When the U.S. stopped using the gold system entirely in 1973, the dollar transitioned to the fiat currency system we use today. Unlike money backed by gold, fiat currency has no intrinsic value. "Now the U.S. dollar can no longer be exchanged for gold and is instead backed by nothing more than a promise," says Elliott.
The end of the gold standard gave way to the free market system in place today. Now, the price of gold isn't directly tied to the U.S. dollar but by supply and demand, which is driven by inflation, geopolitical conditions, investor sentiment and other factors.
Why does the gold standard matter?
The gold standard matters in terms of investing because it helped control inflation and its removal enhanced gold's function as a store of value. As Trevor Yates, senior investment analyst at Global X, explains, "Gold's function as a store of value remains very much intact. This makes gold an extremely important asset today since abandoning the gold standard allowed governments to more easily increase the money supply, which typically translates into higher levels of inflation."

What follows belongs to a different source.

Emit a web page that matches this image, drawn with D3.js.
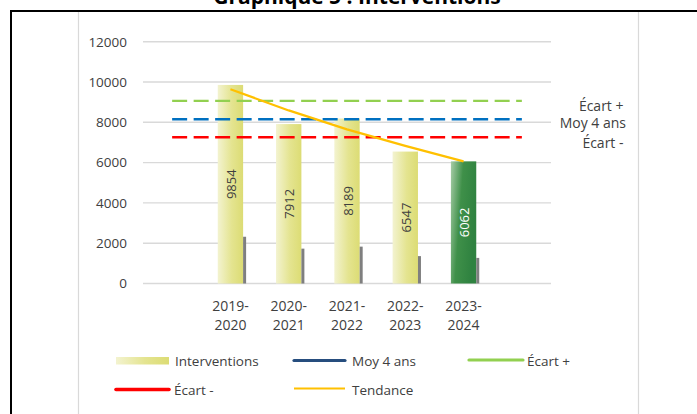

Yates emphasizes that inflationary risks have made gold even more critical in modern investing. "Since the U.S. abandoned the gold standard, one could argue that gold has become a more important asset, serving as an increasingly crucial hedge against inflation given the lack of checks and balances within the current monetary system," he adds.
The bottom line
When the U.S. abandoned the gold standard and decoupled the dollar from gold, the dollar lost its tangible backing. Ever since, gold has remained one of the few assets investors can seek as a store of value. "Gold has been the most common form of money in history because it can be made into coins but is scarce enough to have value," says David Russell, global head of market strategy at TradeStation. "It can survive financial crises, wars and geopolitical upheaval, remaining a constant store of value."
Now might be a good time to add a slice of gold to your portfolio, especially if the upward price trend continues through 2025. Financial experts often recommend aiming for a diversified portfolio, with no more than 5% to 10% in precious metals.